Norwegian browser maker Opera ASA said on Friday that plan to ship its Windows in Europe without its Internet Explorer web browser was not enough to restore competition.
On Thursday the world’s top software maker Microsoft, countering pressure from European regulators, said it plans to ship the newest version of Windows in Europe without its Internet Explorer web browser. “I don’t think what Microsoft announced is going to restore competition,” Opera’s Chief Officer Hakon Wium Lie told Reuters. “I don’t think it’s going to be enough, I don’t think it will get them off the hook,” he said.
Microsoft’s abrupt reversal comes shortly before the European Commission is due to rule on antitrust charges brought against the company in January, claiming that it abuses its dominant position by bundling its Explorer browser, shielding it from head-to-head competition with rival products.
Until now, Microsoft has claimed that the browser was an integral part of the operating and should not be pulled out, but it now plans to do that for a European version of Windows 7, due to be rolled out later this year.
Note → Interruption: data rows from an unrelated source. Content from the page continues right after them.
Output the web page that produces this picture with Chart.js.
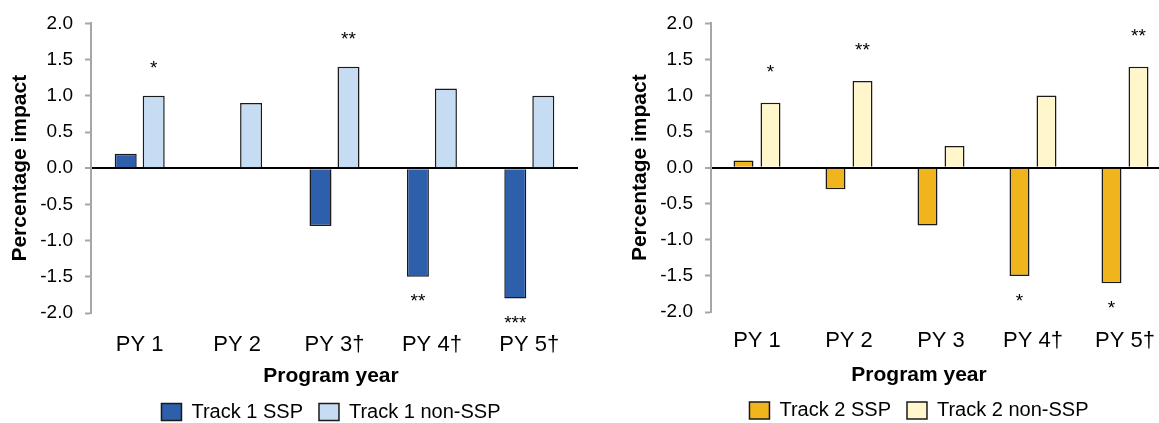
<!DOCTYPE html>
<html>
<head>
<meta charset="utf-8">
<script src="https://cdn.jsdelivr.net/npm/chart.js@4.4.1/dist/chart.umd.min.js"></script>
<style>
  html, body { margin: 0; padding: 0; background: #fff; }
  body { width: 1159px; height: 423px; overflow: hidden; position: relative; }
  canvas { position: absolute; top: 0; }
  #chartOne { left: 0; }
  #chartTwo { left: 620px; }
</style>
</head>
<body>
<canvas id="chartOne" width="662" height="432"></canvas>
<canvas id="chartTwo" width="598" height="432"></canvas>
<script>
var categoriesOne = ['PY 1', 'PY 2', 'PY 3\u2020', 'PY 4\u2020', 'PY 5\u2020'];
var trackOneSsp = [0.2, 0, -0.8, -1.5, -1.8];
var trackOneNonSsp = [1.0, 0.9, 1.4, 1.1, 1.0];
var trackOneSspStars = ['', '', '', '**', '***'];
var trackOneNonSspStars = ['*', '', '**', '', ''];

var categoriesTwo = ['PY 1', 'PY 2', 'PY 3', 'PY 4\u2020', 'PY 5\u2020'];
var trackTwoSsp = [0.1, -0.3, -0.8, -1.5, -1.6];
var trackTwoNonSsp = [0.9, 1.2, 0.3, 1.0, 1.4];
var trackTwoSspStars = ['', '', '', '*', '*'];
var trackTwoNonSspStars = ['*', '**', '', '', '**'];

var yMin = -2.0;
var yMax = 2.0;
var yStep = 0.5;
var xTitle = 'Program year';
var yTitle = 'Percentage impact';

var FONT = "'Liberation Sans', Arial, sans-serif";

// stars above / below the bars
var starPlugin = {
    id: 'stars',
    afterDatasetsDraw: function(chart) {
        var ctx = chart.ctx;
        var off = chart.options.starOffset;
        ctx.save();
        ctx.font = '19px ' + FONT;
        ctx.fillStyle = '#000';
        ctx.textAlign = 'center';
        ctx.textBaseline = 'alphabetic';
        chart.data.datasets.forEach(function(ds, i) {
            var meta = chart.getDatasetMeta(i);
            meta.data.forEach(function(bar, j) {
                var s = ds.stars[j];
                if (!s) return;
                if (ds.data[j] >= 0) {
                    ctx.fillText(s, bar.x, bar.y - off.above);
                } else {
                    ctx.fillText(s, bar.x, bar.y + off.below);
                }
            });
        });
        ctx.restore();
    }
};

// x title centered on the whole canvas, like the legend
var xTitlePlugin = {
    id: 'xTitle',
    afterDraw: function(chart) {
        var ctx = chart.ctx;
        ctx.save();
        ctx.font = 'bold 21px ' + FONT;
        ctx.fillStyle = '#000';
        ctx.textAlign = 'center';
        ctx.textBaseline = 'alphabetic';
        ctx.fillText(xTitle, chart.width / 2, chart.options.titleBaseline);
        ctx.restore();
    }
};

function makeChart(id, labels, sets, cfg) {
    return new Chart(document.getElementById(id).getContext('2d'), {
        type: 'bar',
        data: {
            labels: labels,
            datasets: sets.map(function(s) {
                return {
                    label: s.label,
                    data: s.data,
                    stars: s.stars,
                    backgroundColor: s.color,
                    borderColor: '#1a1a1a',
                    borderWidth: 1.5,
                    categoryPercentage: cfg.catPct,
                    barPercentage: cfg.barPct
                };
            })
        },
        options: {
            responsive: false,
            animation: false,
            titleBaseline: cfg.titleBaseline,
            starOffset: cfg.stars,
            layout: { padding: { top: cfg.top, right: 0, bottom: cfg.bottom, left: 0 } },
            plugins: {
                legend: {
                    position: 'bottom',
                    labels: {
                        color: '#000',
                        font: { family: FONT, size: 20 },
                        boxWidth: 20,
                        boxHeight: 17,
                        padding: 16
                    }
                },
                tooltip: { enabled: false }
            },
            scales: {
                x: {
                    grid: { display: false, drawTicks: false },
                    border: { display: false },
                    ticks: { color: '#000', font: { family: FONT, size: 22 }, padding: cfg.xPad },
                    afterFit: function(scale) { scale.height = cfg.xHeight; }
                },
                y: {
                    min: yMin,
                    max: yMax,
                    ticks: {
                        stepSize: yStep,
                        color: '#000',
                        padding: 12,
                        font: { family: FONT, size: 19 },
                        callback: function(v) { return v.toFixed(1); }
                    },
                    grid: {
                        color: function(c) { return c.tick && c.tick.value === 0 ? '#000' : 'rgba(0,0,0,0)'; },
                        lineWidth: function(c) { return c.tick && c.tick.value === 0 ? 2 : 1; },
                        tickColor: '#a6a6a6',
                        tickWidth: 2,
                        tickLength: 6
                    },
                    border: { color: '#a6a6a6', width: 2 },
                    title: {
                        display: true,
                        text: yTitle,
                        color: '#000',
                        font: { family: FONT, size: 21, weight: 'bold' },
                        padding: { top: 8, bottom: 0 }
                    },
                    afterFit: function(scale) { scale.width = 91; }
                },
                // empty axis on the right, only holds space so the legend stays centred on the canvas
                spacer: {
                    position: 'right',
                    display: true,
                    ticks: { display: false },
                    grid: { display: false, drawTicks: false },
                    border: { display: false },
                    afterFit: function(scale) { scale.width = cfg.right; }
                }
            }
        },
        plugins: [starPlugin, xTitlePlugin]
    });
}

makeChart('chartOne', categoriesOne, [
    { label: 'Track 1 SSP', data: trackOneSsp, stars: trackOneSspStars, color: '#2e5fab' },
    { label: 'Track 1 non-SSP', data: trackOneNonSsp, stars: trackOneNonSspStars, color: '#c5dcf2' }
], { top: 20, right: 84, bottom: 0, xHeight: 73, xPad: 19, titleBaseline: 382,
     catPct: 0.575, barPct: 0.786, stars: { above: 22, below: 30 } });

makeChart('chartTwo', categoriesTwo, [
    { label: 'Track 2 SSP', data: trackTwoSsp, stars: trackTwoSspStars, color: '#f0b41c' },
    { label: 'Track 2 non-SSP', data: trackTwoNonSsp, stars: trackTwoNonSspStars, color: '#fff6cc' }
], { top: 17, right: 47, bottom: 1.5, xHeight: 72.5, xPad: 16, titleBaseline: 381,
     catPct: 0.587, barPct: 0.74, stars: { above: 25, below: 31 } });
</script>
</body>
</html>
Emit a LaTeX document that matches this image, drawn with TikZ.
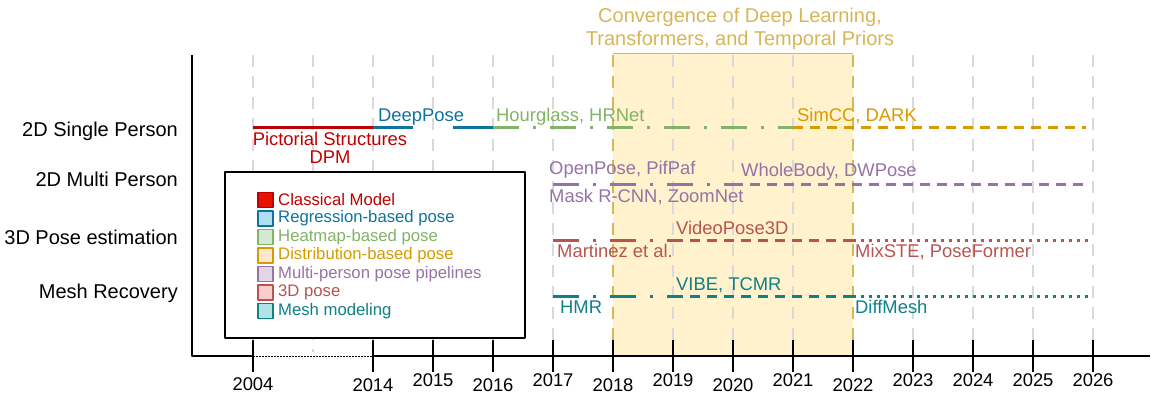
\documentclass[tikz,border=0pt]{standalone}
\usepackage{fontspec}
\setmainfont{Liberation Sans}
\usetikzlibrary{calc}
\definecolor{classical}{HTML}{C00000}
\definecolor{classicalL}{HTML}{E51400}
\definecolor{regression}{HTML}{10739E}
\definecolor{regressionL}{HTML}{B1DDF0}
\definecolor{heatmap}{HTML}{82B366}
\definecolor{heatmapL}{HTML}{D5E8D4}
\definecolor{distribution}{HTML}{D79B00}
\definecolor{distributionL}{HTML}{FFE6CC}
\definecolor{multi}{HTML}{9673A6}
\definecolor{multiL}{HTML}{E1D5E7}
\definecolor{pose3d}{HTML}{B85450}
\definecolor{pose3dL}{HTML}{F8CECC}
\definecolor{mesh}{HTML}{0E8088}
\definecolor{meshL}{HTML}{B0E3E6}
\definecolor{hlfill}{HTML}{FFF2CC}
\definecolor{hledge}{HTML}{D6B656}
\definecolor{gridgray}{HTML}{D9D9D9}
\begin{document}
\begin{tikzpicture}[x=1pt,y=-1pt,line join=round,
  track/.style={line width=3pt},
  dashdot/.style={dash pattern=on 26pt off 14pt on 3pt off 14pt},
  shortdash/.style={dash pattern=on 10pt off 7pt},
  dots/.style={dash pattern=on 3pt off 5pt},
  gridline/.style={gridgray,line width=1.5pt,dash pattern=on 12pt off 9pt},
  axisline/.style={black,line width=1.3pt},
  rowlabel/.style={anchor=base east,inner sep=0pt,font=\fontsize{20}{23}\selectfont},
  lbl/.style={anchor=base west,inner sep=0pt,font=\fontsize{18.4}{21}\selectfont},
  yearlbl/.style={anchor=base,inner sep=0pt,font=\fontsize{18.4}{21}\selectfont},
  legsq/.style={draw,minimum size=15pt,inner sep=0pt,line width=1.2pt},
  legtext/.style={anchor=west,inner sep=0pt,font=\fontsize{16.7}{19}\selectfont}]
\useasboundingbox (0,0) rectangle (1159,405);

% year columns
\foreach \yr/\x in {2004/253,2014/373,2015/433,2016/493,2017/553,2018/613,2019/673,
  2020/733,2021/793,2022/853,2023/913,2024/973,2025/1033,2026/1093}
  \coordinate (t\yr) at (\x,0);
\coordinate (tmid) at (313,0);
\coordinate (tend) at (1086,0);
\coordinate (tdot) at (1090,0);

% row levels
\coordinate (r1) at (0,127);
\coordinate (r2) at (0,184);
\coordinate (r3) at (0,240);
\coordinate (r4) at (0,296);
\coordinate (top) at (0,55);
\coordinate (hltop) at (0,53);
\coordinate (gridend) at (0,352);
\coordinate (tickT) at (0,340);
\coordinate (tickB) at (0,372);
\coordinate (orig) at (192,356);
\coordinate (axend) at (1150,356);

% highlighted period
\fill[hlfill] (t2018 |- hltop) rectangle (t2022 |- orig);
\draw[hledge,line width=1pt] (t2018 |- hltop) -- (t2022 |- hltop);
\node[hledge,font=\fontsize{20}{23}\selectfont,align=center] (title) at (740,29)
  {Convergence of Deep Learning,\\Transformers, and Temporal Priors};

% grid
\foreach \t in {t2004,tmid,t2014,t2015,t2016,t2017,t2019,t2020,t2021,t2023,t2024,t2025,t2026}
  \draw[gridline] (\t |- top) -- (\t |- gridend);
\foreach \t in {t2018,t2022}
  \draw[gridline,hledge] (\t |- top) -- (\t |- gridend);

% axes
\draw[axisline] (orig |- top) -- (orig) -- (t2004 |- orig);
\draw[black,line width=1pt,dash pattern=on 1.5pt off 1.5pt] (t2004 |- orig) -- (t2014 |- orig);
\draw[axisline] (t2014 |- orig) -- (axend);
\foreach \t in {t2004,t2014,t2015,t2016,t2017,t2018,t2019,t2020,t2021,t2022,t2023,t2024,t2025,t2026}
  \draw[axisline] (\t |- tickT) -- (\t |- tickB);
\foreach \yr/\dy in {2004/390,2014/391,2015/386,2016/391,2017/386,2018/391,2019/386,
  2020/391,2021/386,2022/391,2023/386,2024/386,2025/386,2026/386}
  \node[yearlbl] (y\yr) at ($(t\yr)+(0,\dy)$) {\yr};

% row labels
\node[rowlabel] (row1) at (178,136) {2D Single Person};
\node[rowlabel] (row2) at (178,186) {2D Multi Person};
\node[rowlabel] (row3) at (178,244) {3D Pose estimation};
\node[rowlabel] (row4) at (178,298) {Mesh Recovery};

% 2D single person
\draw[track,classical] (t2004 |- r1) -- (t2014 |- r1);
\draw[track,regression,dash pattern=on 40pt off 40pt] (t2014 |- r1) -- (t2016 |- r1);
\draw[track,heatmap,dashdot] (t2016 |- r1) -- (t2021 |- r1);
\draw[track,distribution,shortdash] (t2021 |- r1) -- (tend |- r1);
\node[classical,align=center,inner sep=0pt,font=\fontsize{18.4}{18}\selectfont] (pict) at (330,148)
  {Pictorial Structures\\DPM};
\node[lbl,regression] (deeppose) at (378,121) {DeepPose};
\node[lbl,heatmap] (hourglass) at (496,121) {Hourglass, HRNet};
\node[lbl,distribution] (simcc) at (797,121) {SimCC, DARK};

% 2D multi person
\draw[track,multi,dashdot] (t2017 |- r2) -- (t2020 |- r2);
\draw[track,multi,shortdash] (t2020 |- r2) -- (tend |- r2);
\node[lbl,multi] (openpose) at (549,174) {OpenPose, PifPaf};
\node[lbl,multi] (wholebody) at (741,176) {WholeBody, DWPose};
\node[lbl,multi] (maskrcnn) at (549,202) {Mask R-CNN, ZoomNet};

% 3D pose
\draw[track,pose3d,dashdot] (t2017 |- r3) -- (t2019 |- r3);
\draw[track,pose3d,shortdash] (t2019 |- r3) -- (t2022 |- r3);
\draw[track,pose3d,dots] (t2022 |- r3) -- (tdot |- r3);
\node[lbl,pose3d] (videopose) at (676,234) {VideoPose3D};
\node[lbl,pose3d] (martinez) at (557,257) {Martinez et al.};
\node[lbl,pose3d] (mixste) at (855,257) {MixSTE, PoseFormer};

% mesh recovery
\draw[track,mesh,dashdot] (t2017 |- r4) -- (t2019 |- r4);
\draw[track,mesh,shortdash] (t2019 |- r4) -- (t2022 |- r4);
\draw[track,mesh,dots] (t2022 |- r4) -- (tdot |- r4);
\node[lbl,mesh] (vibe) at (676,290) {VIBE, TCMR};
\node[lbl,mesh] (hmr) at (560,313) {HMR};
\node[lbl,mesh] (diffmesh) at (855,313) {DiffMesh};

% legend
\draw[black,line width=1.3pt,fill=white] (225,172) rectangle (525,338);
\foreach \c/\txt [count=\k] in {classical/Classical Model,regression/Regression-based pose,
  heatmap/Heatmap-based pose,distribution/Distribution-based pose,
  multi/Multi-person pose pipelines,pose3d/3D pose,mesh/Mesh modeling}
{
  \node[legsq,draw=\c,fill=\c L] (sq\k) at (265.5,{200+18.5*(\k-1)}) {};
  \node[legtext,\c] (lt\k) at (278,{200+18.5*(\k-1)}) {\txt};
}
\end{tikzpicture}
\end{document}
A European Commission official said the EU watchdog will examine the conditions under which Microsoft will ship Windows 7 without browsers to manufacturers and suppliers, warning that the Commission will find out if there are any conditions attached. “We never suggested that they have to sell Windows without Internet Explorer. We suggested that they might have to give the possibility to customers to chose between different browsers,” the official said. The official added that it was in Microsoft’s interest to inform the Commission of any conditions attached to the rollout. The Commission, which enforces competition rules in the 27-nation European Union, said it planned to decide shortly on its latest case against the U.S. tech giant. It has to date fined Microsoft nearly $2 billion for various offenses.
The Commission can impose a fine of up to 10 percent of a company’s turnover and other remedies if found to have breached EU rules. Last month, it slapped a record $1.49 billion fine on the world’s biggest chipmaker Intel for anti-competitive practices.